Когда стало очевидно, что брат исчез, к нам, одна за другой, словно по намеченному коллективным разумом расписанию, стали захаживать его Очередные, чтобы забрать какую-нибудь забытую у него вещь. Мы делили с ним комнату раньше, и в марафоне дней я безразлично наблюдал за вереницей Очередных, вершивших неспешный демонтаж декораций моего лимба, сыплющих сухие соболезные слова, как соль, и эта процессия, в конце концов, оставила комнату – не считая мебели, ноутбука и гитары – совершенно пустой. Так я остался наедине со своей интерьерной проекцией.
(Мой дом – моё отражение)
Иногда, когда переставал радовать даже блюз, когда время, которое я проводил во сне или полудрёме, устремлялось к двадцати четырём часам в день, когда барный парень на костылях считался обыкновенным алкоголиком, когда лимб казался единственной и вечной реальностью, я хотел просто перестать существовать, рассыпаться в атомарную пыль, нет, даже обернуться энергией, из которой состояли элементарные частицы моего тела, чтобы развеяться в пространстве ветром и больше никогда не думать и не чувствовать. Но – в эти моменты надира, предельного уныния, когда меркла последняя мысленная звезда, когда вера становилась невесомой и лишалась меня, когда я Чувствовал Ничто, – возникал образ брата, который говорил что-нибудь вроде:
– Кто грустит – тот трансвестит.
,и Тень отступала. Вспоминались, как при платоновском узнавании, и Чоран, и Сенека, и Вейнингер, важность рутинных ритуалов вроде водных процедур, чувства и мысли, цели и навыки, родители и Она, музыка и море – механизмы организма стряхивали ржавчину и оцепенение и принимались за свою неведомую, параллельную моей, извечную работу, собственную борьбу.
Однако с приближением Рубикона экзаменов описанные внутренние баталии наращивали масштабы, как функция экспоненты, приобретая почти синусоидальный размах американских горок для эвтаназии, и лимб стал адом, и я стал совсем невыносим – настолько, что одним особенно макабрическим вечером, впервые позволив себе как-то буквально огрызнуться на Неё, прервав видеосвязь, я пришёл к родителям с повинной и попросил записать меня к психотерапевту.
II
«I spit my poison to the priest who thinks his words can calm my soul»
Hydra Mane
– Знаете, доктор, две недели назад у меня умер хомяк, и всё это время я думаю о том, чтобы наложить на себя руки… Нет-нет, погодите, не в этом дело.
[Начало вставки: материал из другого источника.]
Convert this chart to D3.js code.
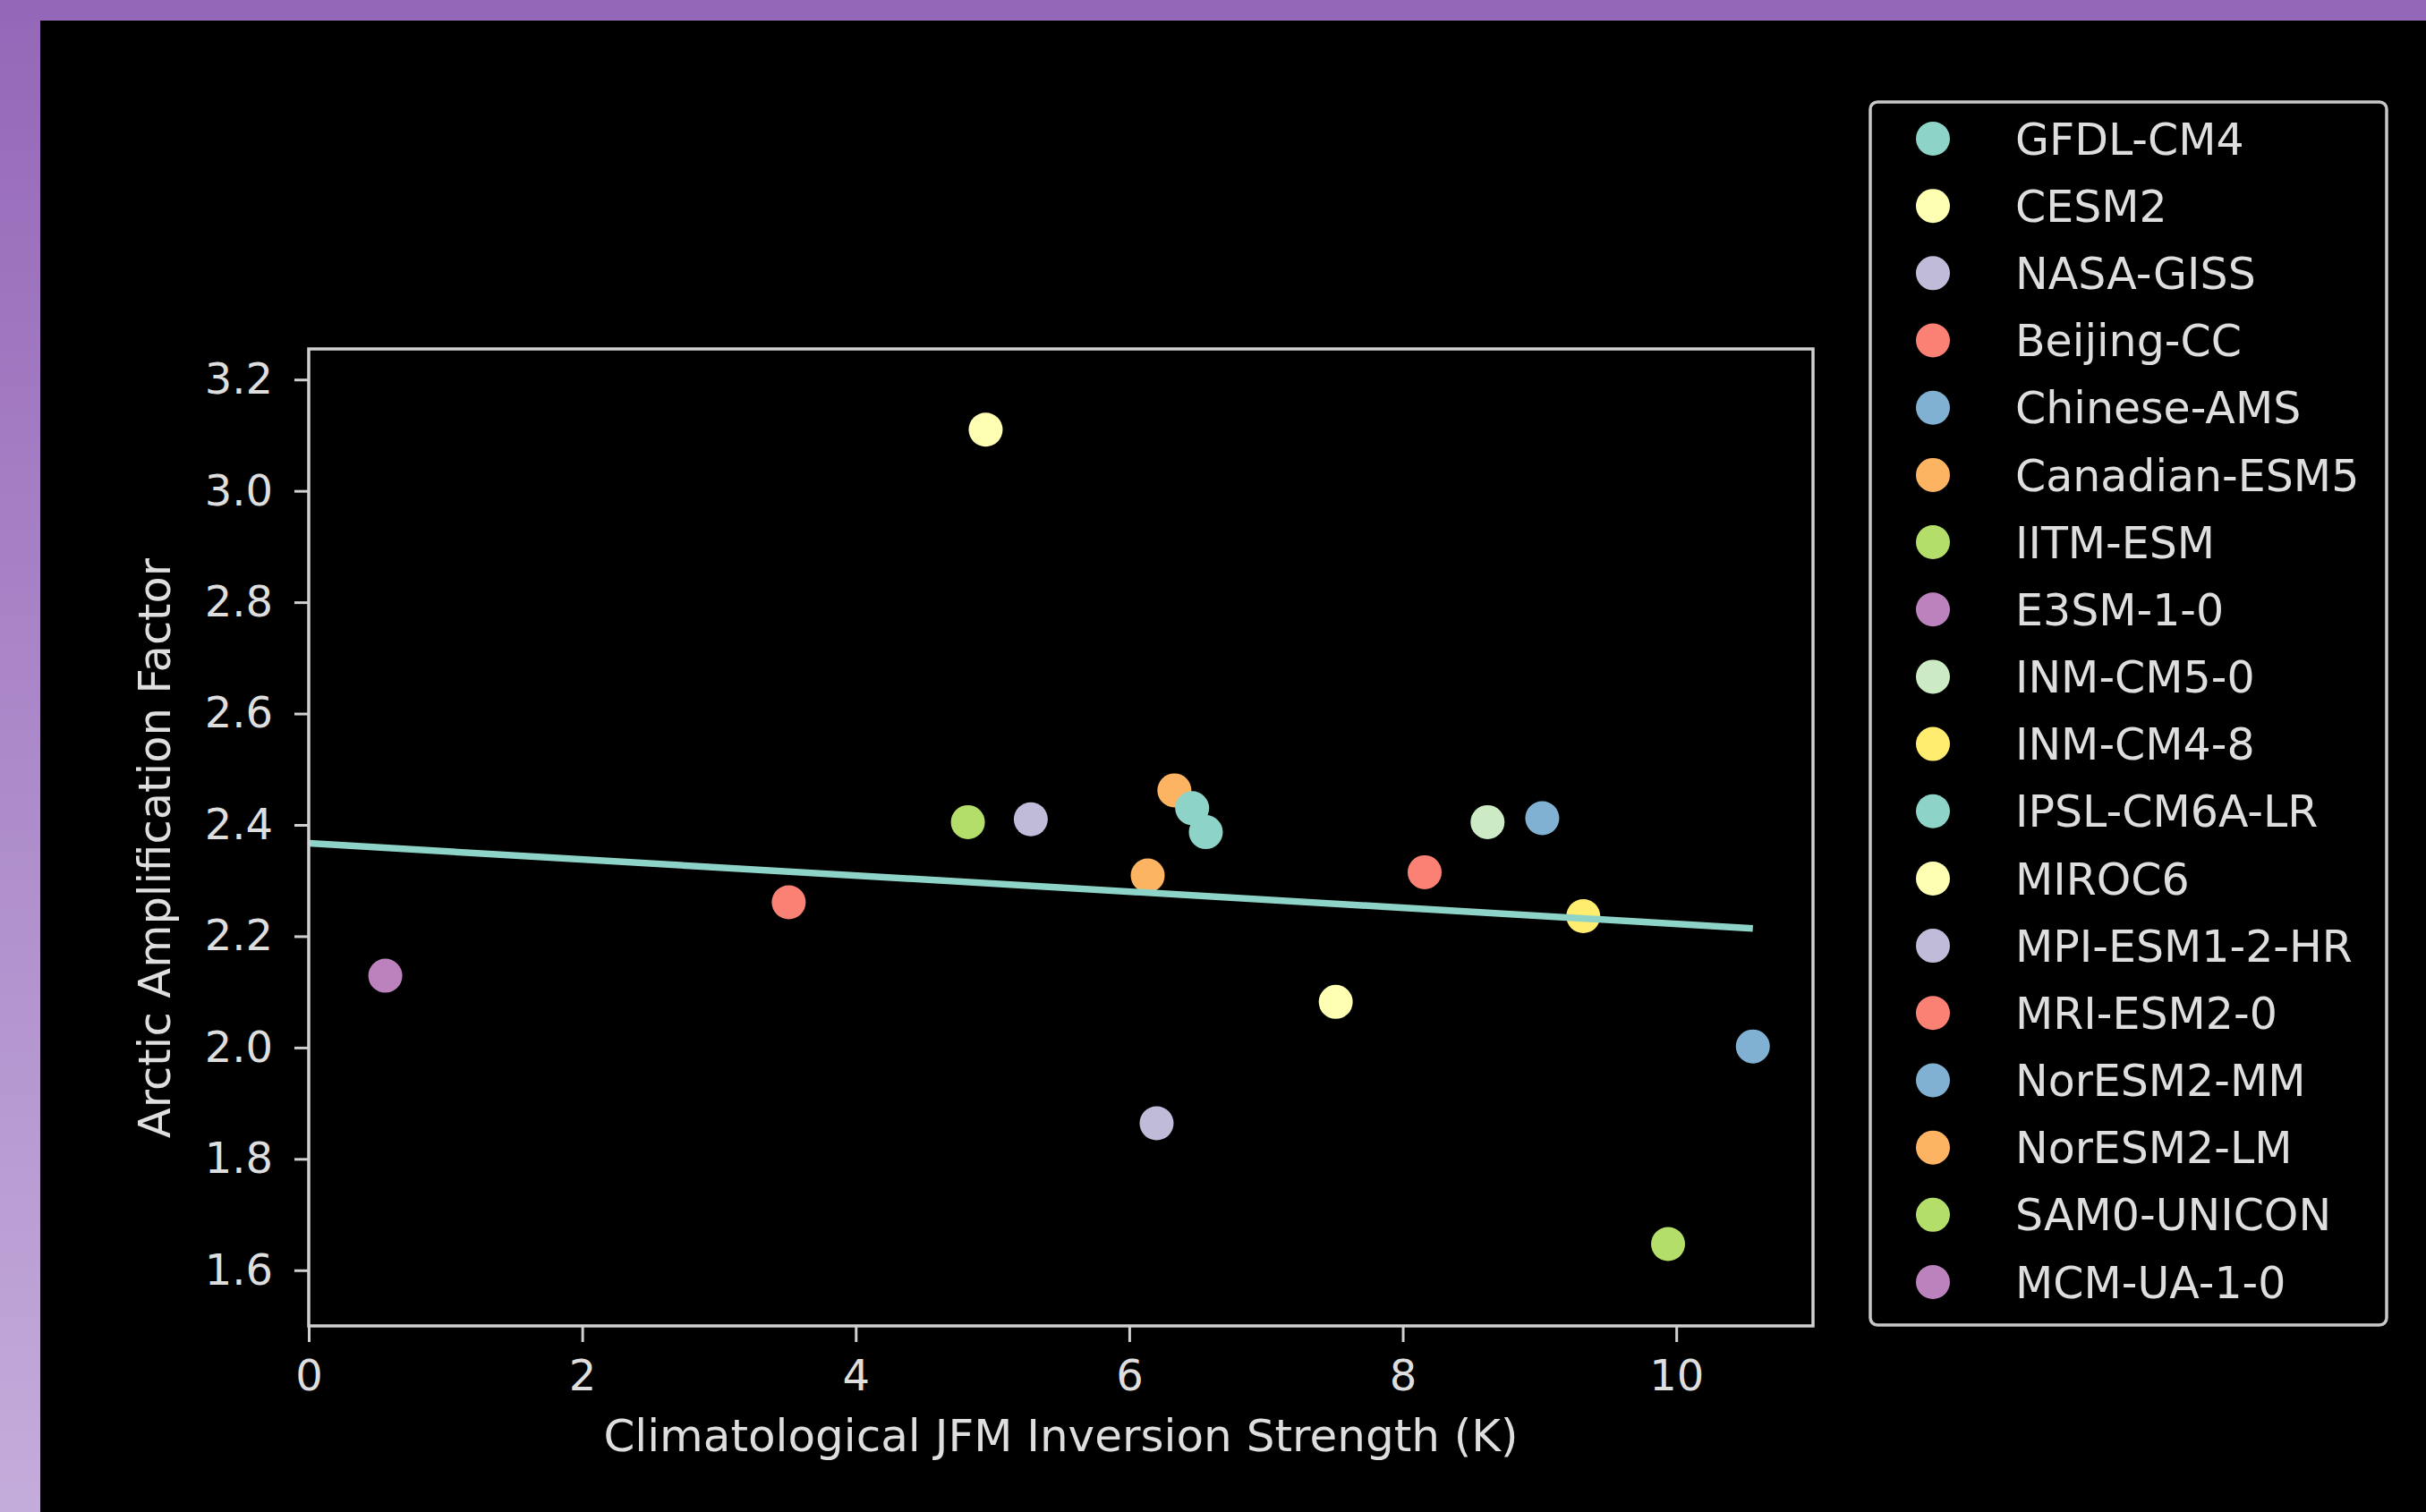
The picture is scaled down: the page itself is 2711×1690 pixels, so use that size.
<!DOCTYPE html>
<html>
<head>
<meta charset="utf-8">
<script src="https://cdn.jsdelivr.net/npm/d3@7"></script>
<style>
  html, body { margin: 0; padding: 0; background: #000; overflow: hidden; }
  text { font-family: "DejaVu Sans", sans-serif; }
</style>
</head>
<body>
<div id="viz"></div>
<script>
// model names, in legend order
const models = [
  "GFDL-CM4", "CESM2", "NASA-GISS", "Beijing-CC", "Chinese-AMS", "Canadian-ESM5",
  "IITM-ESM", "E3SM-1-0", "INM-CM5-0", "INM-CM4-8", "IPSL-CM6A-LR", "MIROC6",
  "MPI-ESM1-2-HR", "MRI-ESM2-0", "NorESM2-MM", "NorESM2-LM", "SAM0-UNICON", "MCM-UA-1-0"
]

// climatological JFM inversion strength (K), null = not plotted
const inversion = [
  6.56, 4.95, 5.28, 3.51, 9.02, 6.33,
  4.82, null, 8.62, 9.32, 6.46, 7.51,
  6.20, 8.16, 10.56, 6.135, 9.94, 0.56
]

// arctic amplification factor
const amplification = [
  2.387, 3.11, 2.41, 2.261, 2.412, 2.462,
  2.405, null, 2.405, 2.236, 2.43, 2.082,
  1.864, 2.315, 2.002, 2.309, 1.647, 2.129
]

// fitted line end points
const fitX = [0, 10.56]
const fitY = [2.367, 2.214]

const xTicks = [0, 2, 4, 6, 8, 10]
const yTicks = [1.6, 1.8, 2.0, 2.2, 2.4, 2.6, 2.8, 3.0, 3.2]

// matplotlib dark_background colour cycle
const colorCycle = [
  "#8dd3c7", "#feffb3", "#bfbbd9", "#fa8174", "#81b1d2",
  "#fdb462", "#b3de69", "#bc82bd", "#ccebc4", "#ffed6f"
]

const W = 2711, H = 1690
const fg = "#dedede"
const spine = "#d0d0d0"

const svg = d3.select("#viz").append("svg").attr("width", W).attr("height", H)

// purple frame behind the black slide
const defs = svg.append("defs")
const grad = defs.append("linearGradient").attr("id", "frame")
  .attr("x1", 0).attr("y1", 0).attr("x2", 0).attr("y2", 1)
grad.append("stop").attr("offset", "0%").attr("stop-color", "#9567b8")
grad.append("stop").attr("offset", "100%").attr("stop-color", "#c4acdb")

svg.append("rect").attr("width", W).attr("height", H).attr("fill", "url(#frame)")
svg.append("rect").attr("x", 0).attr("y", 0).attr("width", W).attr("height", 23).attr("fill", "#9567b8")
svg.append("rect").attr("x", 45).attr("y", 23).attr("width", W - 45).attr("height", H - 23).attr("fill", "#000")

// plot area
const plot = { left: 345, right: 2026, top: 390, bottom: 1482 }

const x = d3.scaleLinear().domain([0, 11]).range([plot.left, plot.right])
const y = d3.scaleLinear().domain([1.5, 3.255]).range([plot.bottom, plot.top])

const color = (i) => colorCycle[i % colorCycle.length]

// axes
const xAxis = svg.append("g")
  .attr("transform", `translate(0, ${plot.bottom})`)
  .call(d3.axisBottom(x).tickValues(xTicks).tickSize(18).tickPadding(20).tickFormat(d3.format("d")))
xAxis.select(".domain").remove()
xAxis.selectAll("line").attr("stroke", spine).attr("stroke-width", 3)
xAxis.selectAll("text").attr("fill", fg).attr("font-size", 48).attr("font-family", "DejaVu Sans")

const yAxis = svg.append("g")
  .attr("transform", `translate(${plot.left}, 0)`)
  .call(d3.axisLeft(y).tickValues(yTicks).tickSize(16).tickPadding(24).tickFormat(d3.format(".1f")))
yAxis.select(".domain").remove()
yAxis.selectAll("line").attr("stroke", spine).attr("stroke-width", 3)
yAxis.selectAll("text").attr("fill", fg).attr("font-size", 48).attr("font-family", "DejaVu Sans")

// scatter points
const points = models.map((m, i) => ({ name: m, x: inversion[i], y: amplification[i], i: i }))
  .filter(d => d.x != null && d.y != null)

svg.selectAll(".pt")
  .data(points)
  .enter()
  .append("circle")
  .attr("class", "pt")
  .attr("cx", d => x(d.x))
  .attr("cy", d => y(d.y))
  .attr("r", 19)
  .attr("fill", d => color(d.i))

// fit line
const line = d3.line().x(d => x(d[0])).y(d => y(d[1]))
svg.append("path")
  .attr("d", line(fitX.map((v, i) => [v, fitY[i]])))
  .attr("fill", "none")
  .attr("stroke", colorCycle[0])
  .attr("stroke-width", 7.5)

// spines
svg.append("rect")
  .attr("x", plot.left).attr("y", plot.top)
  .attr("width", plot.right - plot.left).attr("height", plot.bottom - plot.top)
  .attr("fill", "none").attr("stroke", spine).attr("stroke-width", 3.5)

// axis labels
svg.append("text")
  .attr("x", (plot.left + plot.right) / 2)
  .attr("y", 1622)
  .attr("text-anchor", "middle")
  .attr("fill", fg)
  .attr("font-size", 50)
  .text("Climatological JFM Inversion Strength (K)")

svg.append("text")
  .attr("transform", `translate(190, ${(plot.top + plot.bottom) / 2 + 12}) rotate(-90)`)
  .attr("text-anchor", "middle")
  .attr("fill", fg)
  .attr("font-size", 49.5)
  .text("Arctic Amplification Factor")

// legend
const legend = svg.append("g")
legend.append("rect")
  .attr("x", 2090).attr("y", 114)
  .attr("width", 2667 - 2090).attr("height", 1481 - 114)
  .attr("rx", 8)
  .attr("fill", "#000")
  .attr("stroke", "#c8c8c8")
  .attr("stroke-width", 3.5)

const rowY = d3.scaleLinear().domain([0, models.length - 1]).range([155, 1433])

const rows = legend.selectAll(".row")
  .data(models)
  .enter()
  .append("g")
  .attr("class", "row")
  .attr("transform", (d, i) => `translate(0, ${rowY(i)})`)

rows.append("circle")
  .attr("cx", 2160)
  .attr("cy", 0)
  .attr("r", 19)
  .attr("fill", (d, i) => color(i))

rows.append("text")
  .attr("x", 2252)
  .attr("y", 0)
  .attr("dy", "0.36em")
  .attr("fill", fg)
  .attr("font-size", 49)
  .text(d => d)
</script>
</body>
</html>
На самом деле, после того, как я расстался с девушкой, мою жизнь покинули все краски, и я не могу ничем заниматься – даже есть. Вот, похудел на шесть килограмм… Тоже нет. Настоящая причина моего визита в том, что, хоть с гибели всей семьи в авиакатастрофе прошло уже пять лет, я так и не нашёл своего места в жизни, моя личность до сих пор расколота на части – а также я постоянно борюсь с порочным желанием убивать… Ладно. Это тоже неправда.
– Тебе нравится лгать другим людям?
В этом уютном кабинете, полном разнообразных вещей – стеллажи с книжками и брошюрками, антистресс-игрушки, просто игрушки – машинки и куколки – которые должны были напоминать клиенту о детстве, отдалённом и забытом, размягчая и делая более податливым для анализа, – в этом, в общем, кабинете я чувствовал себя почти как на литературных собраниях. Мой первый психотерапевт – худой мужчина в лососевой рубашке и классических штанах в клеточку, очках тонкими прямоугольниками – испытующе, но так, чтобы это было малозаметно, рассматривал меня, как новый экспонат, – наверное, затем, чтобы позже спрессовать мой образ в новый предмет интерьера. Я сидел в широком и удобном кресле напротив него, на простом стуле.